PEG.js grammar containing inlined JavaScript function
SMILES = atom+

atom = symbol:('B''r'? / 'C''l'? / 'N' / 'O' / 'P' / 'S' / 'F' / 'I') {
  return symbol.join('');
}
 

The new parser now returns an array of Strings.

JSON result of parsing 'BrCCCl'
[
   "Br",
   "C",
   "C",
   "Cl"
]
 

Notice how this approach leads to both a grammar and a parser. Both remain synchronized throughout the development cycle. Not only can we parse the SMILES language, but we can easily communicate how both the language and parser work to non-experts. Fixing parsing bugs automatically results in fixing the grammar - and vice versa.

Smidge is a complete SMILES parser developed using the procedure described here.

Using the Parser

The parser generated by PEG.js is a standalone JavaScript module that accepts arbitrary SMILES input. To obtain the parser, click the "Download Parser" button in the lower-right of the online tool.

A parser can also be produced from a command-line build tool.

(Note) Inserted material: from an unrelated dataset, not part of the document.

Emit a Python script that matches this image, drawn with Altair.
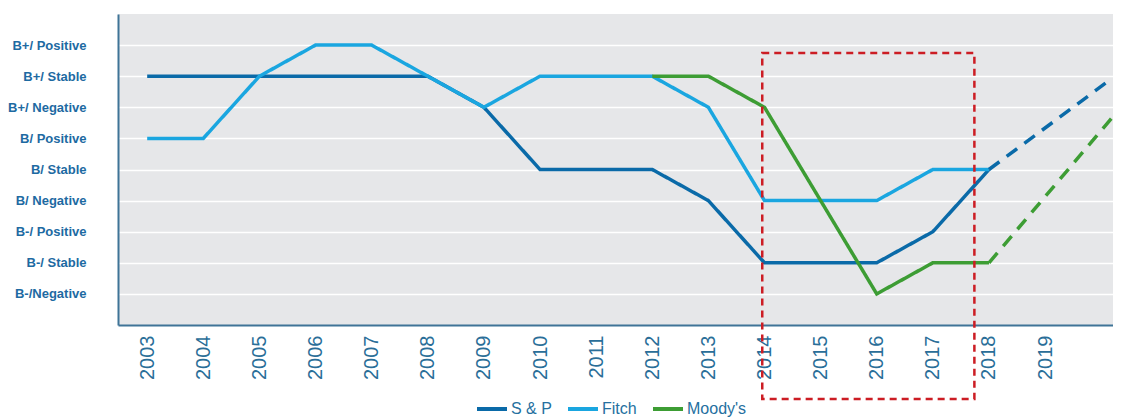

Given an environment with both Node.js and the pegjs package, a short program prints the parser source code.

PEG.js from the command line
var PEG = require('pegjs');
var grammar = 'SMILES = atom+\natom = \'C\'';
var parser = PEG.buildParser(grammar);

console.log(parser.toSource());
 

Conclusions

Parsers for SMILES and many other languages can be developed with PEG.js via a two-step iterative procedure:

  1. Define a grammar component capable of matching a SMILES language feature.
  2. Write an inline JavaScript function to process the captured feature.

An important advantage over the more traditional manual approach is that using the parser generator results in both a working parser and a grammar. The grammar can in turn be used as high-level documentation and as a starting point for automated tools.